[Begin]

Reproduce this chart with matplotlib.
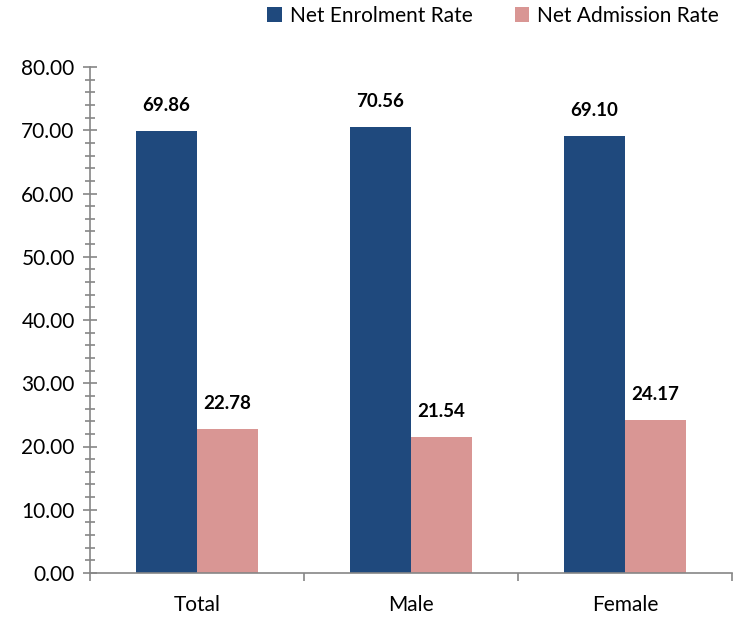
import numpy as np
import matplotlib.pyplot as plt
from matplotlib.ticker import MultipleLocator

categories = ["Total", "Male", "Female"]
enrolment = [69.86, 70.56, 69.10]
admission = [22.78, 21.54, 24.17]
series_names = ["Net Enrolment Rate", "Net Admission Rate"]

plt.rcParams['font.family'] = ['Lato', 'DejaVu Sans']

fig = plt.figure(figsize=(7.39, 6.18), dpi=100)
ax = fig.add_axes([90 / 739, 45 / 618, 642 / 739, 506 / 618])

x = np.arange(len(categories))
w = 0.285
b1 = ax.bar(x - w / 2, enrolment, w, color='#1F497D', label=series_names[0])
b2 = ax.bar(x + w / 2, admission, w, color='#D99694', label=series_names[1])

for bars, vals in ((b1, enrolment), (b2, admission)):
    for r, v in zip(bars, vals):
        ax.annotate(f"{v:.2f}", (r.get_x() + r.get_width() / 2, v),
                    xytext=(0, 12), textcoords='offset points',
                    ha='center', va='bottom', fontsize=13.5, fontweight='bold')

ax.set_xlim(-0.5, 2.5)
ax.set_ylim(0, 80)
ax.yaxis.set_major_locator(MultipleLocator(10))
ax.yaxis.set_minor_locator(MultipleLocator(2))
ax.yaxis.set_major_formatter(lambda v, p: f"{v:.2f}")
ax.set_xticks(x)
ax.set_xticklabels(categories)
ax.set_xticks([-0.5, 0.5, 1.5, 2.5], minor=True)

for s in ['top', 'right']:
    ax.spines[s].set_visible(False)
for s in ['left', 'bottom']:
    ax.spines[s].set_color('#868686')
    ax.spines[s].set_linewidth(1.2)

ax.tick_params(axis='y', which='both', direction='inout', color='#868686',
               labelsize=15, width=1.2, pad=6)
ax.tick_params(axis='y', which='major', length=10)
ax.tick_params(axis='y', which='minor', length=7)
ax.tick_params(axis='x', which='major', length=0, labelsize=15, pad=16)
ax.tick_params(axis='x', which='minor', length=6, color='#868686', width=1.2)

ax.legend(loc='upper right', bbox_to_anchor=(0.993, 1.137), ncol=2, frameon=False,
          fontsize=15, handlelength=0.7, handleheight=0.7, handletextpad=0.4,
          columnspacing=2.0, borderaxespad=0)

fig.savefig('out.png', dpi=100)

[End]

Task instructions: Show the lines from the data above that contain the string "matplotlib".

Answer for the task:
Reproduce this chart with matplotlib.
import matplotlib.pyplot as plt
from matplotlib.ticker import MultipleLocator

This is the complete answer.